Dr. Adel Mahmoud, an Egyptian infectious-disease expert who was one of the developers of lifesaving vaccines died on June 11 in Manhattan at the age of 76. He died at Mount Sinai St. Luke’s Hospital from a brain hemorrhage.
As president of Merck Vaccines (1998-2006), Dr. Mahmoud oversaw the creation and marketing of several vaccines that brought major advances in public health. One prevents rotavirus infection, a potentially fatal cause of diarrhea in babies. Another protects against human papillomavirus (HPV), which causes cancers of the cervix, anus, genitals and middle of the throat. He also played major roles in the development of a combination vaccine against measles, mumps, rubella and chickenpox, and one to prevent shingles, the painful and debilitating illness that can develop when a previous chickenpox infection is reactivated.

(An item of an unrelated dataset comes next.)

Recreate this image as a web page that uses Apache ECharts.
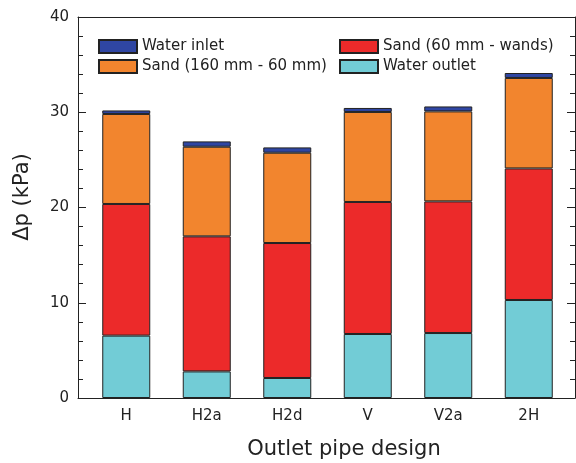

Mahmoud’s emergence as one of the most prominent and widely respected voices in global health was unlikely. Born in Cairo in 1941, Mahmoud’s first brush with infectious disease came at the age of 10 when he sprinted to a pharmacy to procure penicillin for his father, who was dying of pneumococcal pneumonia. He didn’t make it back in time.
Mahmoud received his M.D. from the University of Cairo in 1963. As a medical student, he became active in politics, serving as a leader in former Egyptian President Gamal Abdel Nasser’s youth movement. But as the political climate in Egypt evolved, Mahmoud recommitted himself to medicine and left Egypt in 1968 for the United Kingdom. In 1971, he obtained a Ph.D. from the London School of Hygiene and Tropical Medicine.
Dr. Mahmoud brought leaders in global medicine and Nobel Prize winners together to address the world’s largest health crises, often by gathering them around his dinner table for the traditional Middle Eastern dishes he would prepare.
Mahmoud is survived by his wife, Dr. Sally Hodder, and son, Jay Thornton, as well his siblings, Dr. Olfat Abdelfattah and Dr. Mahmoud Abdelfattah.